This paper outlines a comprehensive set of proposals to advance the climate change debate on the road to the United Nations Framework Convention on Climate Change 15th Conference of the Parties in Copenhagen in December 2009. It analyses the implications of the commitment to cut global greenhouse gas emissions in half by 2050 (taken at the G8 summit in Heiligendamm in June 2007). This reduction implies a very large fall in the probabilities of dangerous temperature increases. This commitment implies reducing carbon emissions to an average of approximately two tonnes per person by 2050.
The paper recommends that responsibility must be shared between developed countries and the developing world (which will have 8 billion of the world’s 9 billion population by 2050).
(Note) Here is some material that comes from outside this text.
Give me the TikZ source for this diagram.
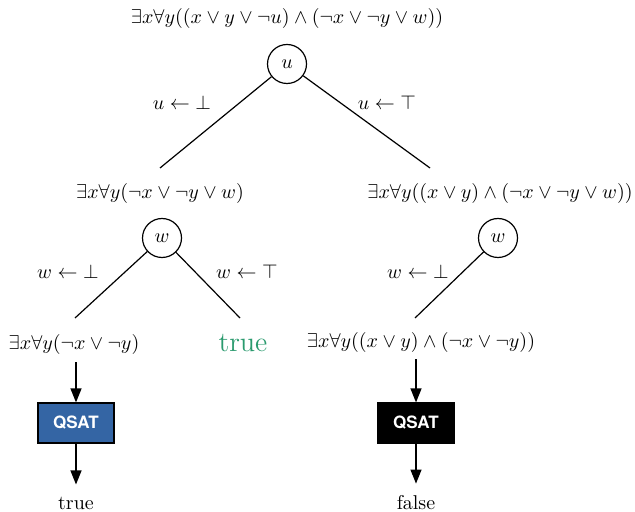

Developed countries must demonstrate the way forward by taking on ambitious binding national targets immediately and proving that low carbon growth is possible, that carbon markets will develop substantial financial flows to developing countries and that technology will be made available and shared.
Developing countries must, subject to developed countries’ performance, commit by 2020 to targets which will take their per capita emissions to the global average by 2050. Binding national quotas negotiated now with developing countries risk being too high in relation to long-term targets. Given their inevitable central role in action, developing countries should be at the heart of the process of designing a global deal.
The paper has several contributors, with participants from HSBC, IdeaCarbon, Judge Business School at Cambridge University, Lehman Brothers and McKinsey and Company, and has been inspired by a number of discussions with international policymakers, financiers and academics.